Los peligros de la zona segura
Clara Montes es mujer adusta y ni siquiera cuando la primavera pasada grabó en Gijón su séptimo disco, Sinfónica Clara, consintió que el empaque solemne de la orquesta hiciera sombra a las canciones. El problema es que no siempre su repertorio está a la altura, ni siquiera en un escenario tan distinguido como el Teatro de la Zarzuela, que anoche la acogía.
A Clara suele costarle entrar en calor sobre las tablas.
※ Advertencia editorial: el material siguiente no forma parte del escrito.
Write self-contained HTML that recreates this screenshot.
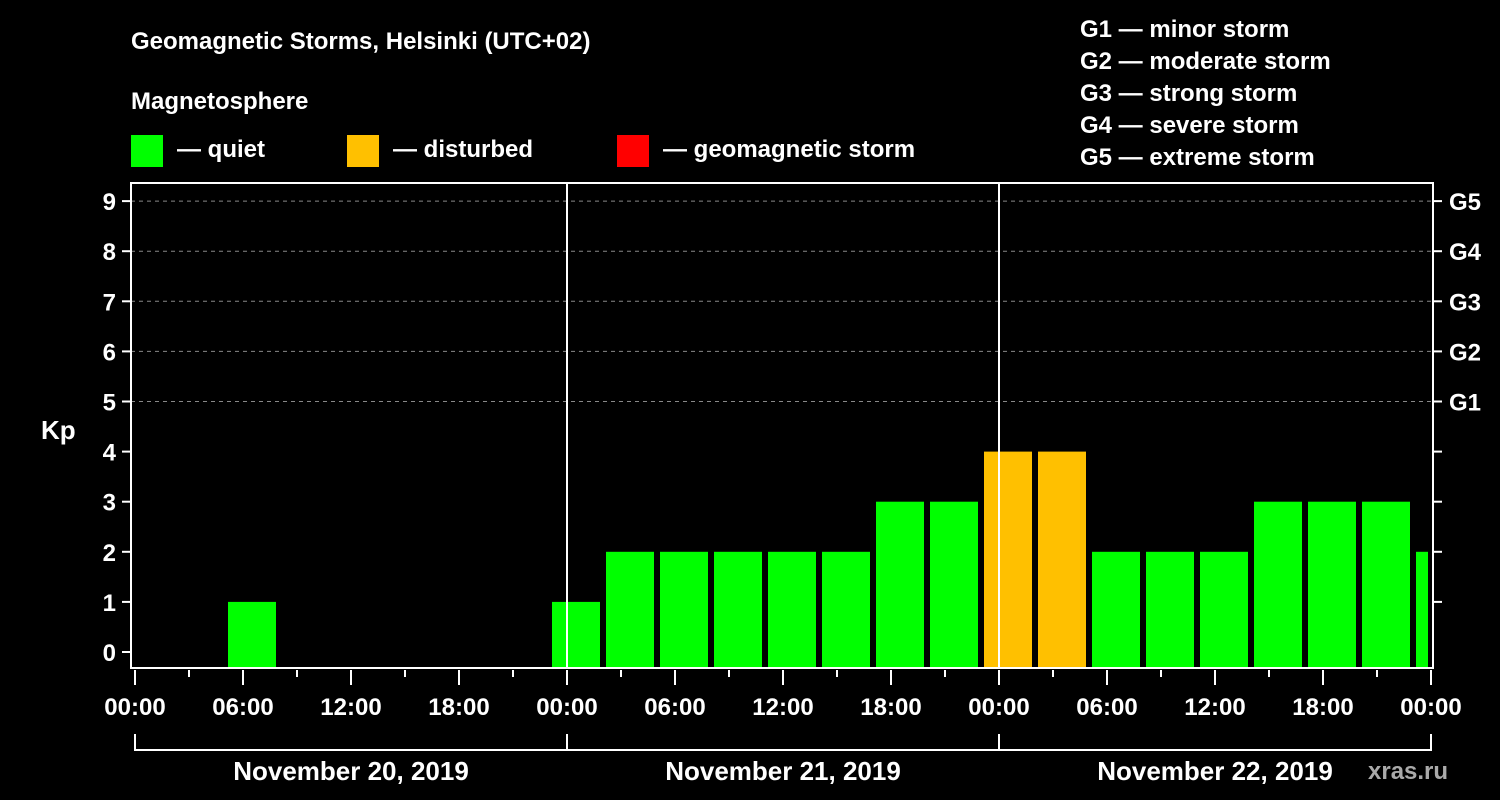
<!DOCTYPE html>
<html><head><meta charset="utf-8"><style>
body{margin:0;background:#000;width:1500px;height:800px;overflow:hidden}
svg{display:block}
text{font-family:"Liberation Sans",sans-serif;font-weight:bold;fill:#fff}
</style></head><body>
<svg id="chart" width="1500" height="800">
<rect width="1500" height="800" fill="#000"/>
<text x="131" y="49" font-size="24">Geomagnetic Storms, Helsinki (UTC+02)</text>
<text x="131" y="109" font-size="24">Magnetosphere</text>
<g><rect x="131" y="135" width="32" height="32" fill="#00ff00"/><text x="177" y="157" font-size="24">— quiet</text></g>
<g><rect x="347" y="135" width="32" height="32" fill="#ffc000"/><text x="393" y="157" font-size="24">— disturbed</text></g>
<g><rect x="617" y="135" width="32" height="32" fill="#ff0000"/><text x="663" y="157" font-size="24">— geomagnetic storm</text></g>
<g font-size="24">
<text x="1080" y="37">G1 — minor storm</text>
<text x="1080" y="69">G2 — moderate storm</text>
<text x="1080" y="101">G3 — strong storm</text>
<text x="1080" y="133">G4 — severe storm</text>
<text x="1080" y="165">G5 — extreme storm</text>
</g>
<text x="41" y="439" font-size="26">Kp</text>
<text x="1368" y="779" font-size="24" fill="#aaa" style="fill:#aaa">xras.ru</text>
<g id="grid"></g><g id="bars"></g><g id="axes"></g>
</svg>
<script>
const kpValues=[0,0,1,0,0,0,0,0, 1,2,2,2,2,2,3,3, 4,4,2,2,2,3,3,3, 2];
const yTicks=[0,1,2,3,4,5,6,7,8,9];
const gLabels=["G1","G2","G3","G4","G5"];
const hourLabels=["00:00","06:00","12:00","18:00"];
const dayLabels=["November 20, 2019","November 21, 2019","November 22, 2019"];
const NS="http://www.w3.org/2000/svg";
const L=131,R=1433,T=183,B=668,X0=135,PXH=18;
const yS=v=>652-v*50.1;
const xS=h=>X0+h*PXH;
function mk(tag,attrs,parent,txt){const e=document.createElementNS(NS,tag);for(const k in attrs)e.setAttribute(k,attrs[k]);if(txt!==undefined)e.textContent=txt;parent.appendChild(e);return e;}
const grid=document.getElementById('grid'),bars=document.getElementById('bars'),axes=document.getElementById('axes');
yTicks.forEach(v=>{
 if(v>=5){const g=mk('line',{x1:L,x2:R,y1:yS(v),y2:yS(v),stroke:'#888','stroke-dasharray':'4,4','stroke-width':1},grid);
 
 }
 const t=mk('line',{x1:L-9,x2:L,y1:yS(v),y2:yS(v),stroke:'#fff','stroke-width':2},axes);
 
 
 const lb=mk('text',{x:L-15,y:yS(v)+9,'font-size':24,'text-anchor':'end'},axes,String(v));
 
 
 if(v>=1){const rt=mk('line',{x1:R,x2:R+9,y1:yS(v),y2:yS(v),stroke:'#fff','stroke-width':2},axes);
 
 }
});
gLabels.forEach((g,i)=>{const t=mk('text',{x:1449,y:yS(5+i)+9,'font-size':24},axes,g);
 
 });
kpValues.forEach((v,i)=>{if(v<=0)return;
 const x=xS(i*3)-15;const w=Math.min(48,B-0+R-5-x>0?Math.min(48,R-5-x):48);
 const r=mk('rect',{x:x,y:yS(v),width:Math.max(0,Math.min(48,R-5-x)),height:B-yS(v),fill:v>=5?'#ff0000':(v>=4?'#ffc000':'#00ff00')},bars);
 
 });
const frame=mk('rect',{x:L,y:T,width:R-L,height:B-T,fill:'none',stroke:'#fff','stroke-width':2},axes);


[1,2].forEach(d=>{const l=mk('line',{x1:xS(d*24),x2:xS(d*24),y1:T,y2:B,stroke:'#fff','stroke-width':2},axes);
 
 });
for(let h=0;h<=72;h+=3){const major=h%6===0;
 const t=mk('line',{x1:xS(h),x2:xS(h),y1:B+2,y2:major?B+17:B+9,stroke:'#fff','stroke-width':2},axes);
 
 
 if(major){const lb=mk('text',{x:xS(h),y:B+47,'font-size':24,'text-anchor':'middle'},axes,hourLabels[(h/6)%4]);
 
 }}
const br=mk('line',{x1:xS(0),x2:xS(72),y1:750,y2:750,stroke:'#fff','stroke-width':2},axes);


for(let d=0;d<=3;d++){const s=mk('line',{x1:xS(d*24),x2:xS(d*24),y1:734,y2:751,stroke:'#fff','stroke-width':2},axes);
 
 }
dayLabels.forEach((d,i)=>{const t=mk('text',{x:xS(i*24+12),y:780,'font-size':26,'text-anchor':'middle'},axes,d);
 
 });
</script>
</body></html>
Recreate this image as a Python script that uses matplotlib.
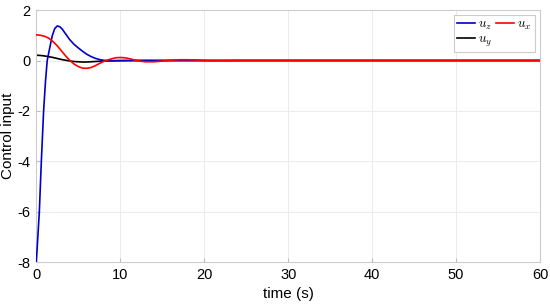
import numpy as np
import matplotlib.pyplot as plt

plt.rcParams['font.family'] = ['Liberation Sans', 'DejaVu Sans']
plt.rcParams['mathtext.fontset'] = 'cm'
plt.rcParams['axes.unicode_minus'] = False

# time samples (s) and control inputs
t_z = [0, 0.2, 0.36, 0.6, 0.87, 1.1, 1.3, 1.6, 1.9, 2.2, 2.5, 2.8, 3.1, 3.5,
       4.0, 4.5, 5.0, 5.5, 6.0, 6.5, 7.0, 7.5, 8.0, 9.0, 10.0, 12.0, 15.0, 60.0]
u_z = [-8.0, -6.9, -6.0, -4.0, -2.0, -0.8, 0.0, 0.5, 0.98, 1.27, 1.37, 1.34, 1.24, 1.05,
       0.82, 0.64, 0.5, 0.37, 0.25, 0.16, 0.09, 0.04, 0.01, -0.01, -0.01, 0.0, 0.0, 0.0]

t_x = [0, 0.5, 1.0, 1.5, 2.0, 2.5, 3.0, 3.5, 4.0, 4.5, 5.0, 5.5, 6.0, 6.5, 7.0, 7.5,
       8.0, 8.5, 9.0, 9.5, 10.0, 10.5, 11.0, 11.5, 12.0, 12.5, 13.0, 13.5, 14.0, 14.5,
       15.0, 16.0, 17.0, 18.0, 19.0, 20.0, 21.0, 22.0, 24.0, 26.0, 60.0]
u_x = [1.02, 1.0, 0.96, 0.88, 0.75, 0.58, 0.38, 0.18, 0.0, -0.14, -0.24, -0.3, -0.31, -0.28, -0.21, -0.12,
       -0.04, 0.02, 0.07, 0.11, 0.12, 0.11, 0.08, 0.04, 0.0, -0.03, -0.05, -0.05, -0.05, -0.04,
       -0.02, 0.01, 0.03, 0.03, 0.02, 0.0, -0.01, -0.01, 0.0, 0.0, 0.0]

t_y = [0, 0.5, 1.0, 1.5, 2.0, 2.5, 3.0, 3.5, 4.0, 4.5, 5.0, 5.5, 6.0, 6.5, 7.0, 7.5,
       8.0, 9.0, 10.0, 12.0, 60.0]
u_y = [0.21, 0.2, 0.18, 0.15, 0.12, 0.08, 0.04, 0.01, -0.02, -0.04, -0.05, -0.06, -0.06, -0.05, -0.04, -0.03,
       -0.02, -0.01, 0.0, 0.0, 0.0]

fig, ax = plt.subplots(figsize=(5.5, 3.05), dpi=100)
hy, = ax.plot(t_y, u_y, color='black', lw=1.2, label=r'$u_y$', zorder=2)
hz, = ax.plot(t_z, u_z, color='#0000CC', lw=1.2, label=r'$u_z$', zorder=3)
hx, = ax.plot(t_x, u_x, color='#FF0000', lw=1.2, label=r'$u_x$', zorder=4)

ax.set_xlim(0, 60)
ax.set_ylim(-8, 2)
ax.set_xticks(range(0, 61, 10))
ax.set_yticks(range(-8, 3, 2))
ax.tick_params(labelsize=10.5, direction='in', length=3, color='#bbbbbb', pad=4)
ax.set_xlabel('time (s)', fontsize=11, labelpad=4)
ax.set_ylabel('Control input', fontsize=11, labelpad=2)
ax.grid(color='#e8e8e8', lw=0.6)
for s in ax.spines.values():
    s.set_color('#cccccc')
    s.set_linewidth(0.8)

# row-major order in the legend: u_z, u_x / u_y
leg = ax.legend([hz, hy, hx], [r'$u_z$', r'$u_y$', r'$u_x$'], ncol=2,
                loc='upper right', fontsize=9.5, handlelength=1.4,
                handletextpad=0.2, columnspacing=0.3, borderpad=0.25,
                labelspacing=0.1, fancybox=False, framealpha=1,
                borderaxespad=0.4)
leg.get_frame().set_edgecolor('#cccccc')
leg.get_frame().set_linewidth(0.8)

fig.subplots_adjust(left=0.066, right=0.982, top=0.967, bottom=0.14)
fig.savefig('out.png', dpi=100)
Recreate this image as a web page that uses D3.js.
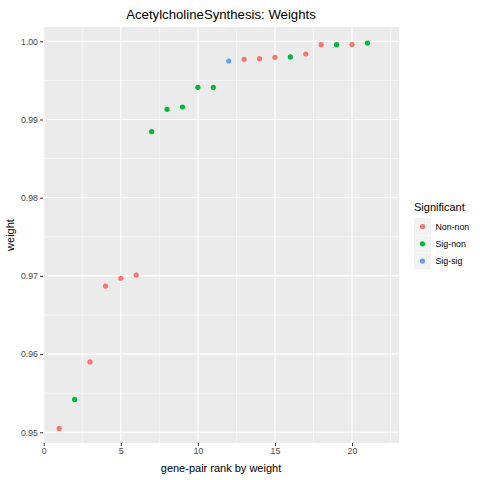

Tiene la voz timbrada, con un melisma elegante y nunca espasmódico, pero su corrección deriva a veces en academicismo, ese pariente de la atonía. Se acerca a la copla y la canción española a partir de las enseñanzas del maestro Carlos Cano, pero omite ese pellizco inaprensible -de sal, de furia- que distingue lo impoluto de lo emocionante. Ayer, aferrada a la cancioncita trillada, entraban ganas de gritarle que dude y se tambalee, que alguna vez coloque sus pies descalzos fuera de la zona de seguridad. Una zona, a la postre, bien peligrosa.
Tampoco contribuye a la palpitación esa estampa de los dos guitarristas y el bajo acústico parapetados tras sus atriles, porque no hay nada menos flamenco que el papel pautado. El revulsivo lo encontró la madrileña gaditana en sus dos fantásticas invitadas, Carmen París y Martirio, que la convulsionaron a costa de poner en evidencia sus limitaciones anteriores.
La jotera imprimió vigor a uno de los mejores originales de Montes, Los niños de la guerra, y más tarde otorgó otro aire a Soledad. Pero lo de Maribel Quiñones, la dama de la peineta, es de otra dimensión. Agarró Procuro olvidarte y zarandeó la estrofa, descabaló el compás, dejó su impronta en cada respiración. Clara, en cambio, es comedida hasta en la temática: su Canalla pa bien invita a ser malota pero poco, de buen rollo. Y sin chicha.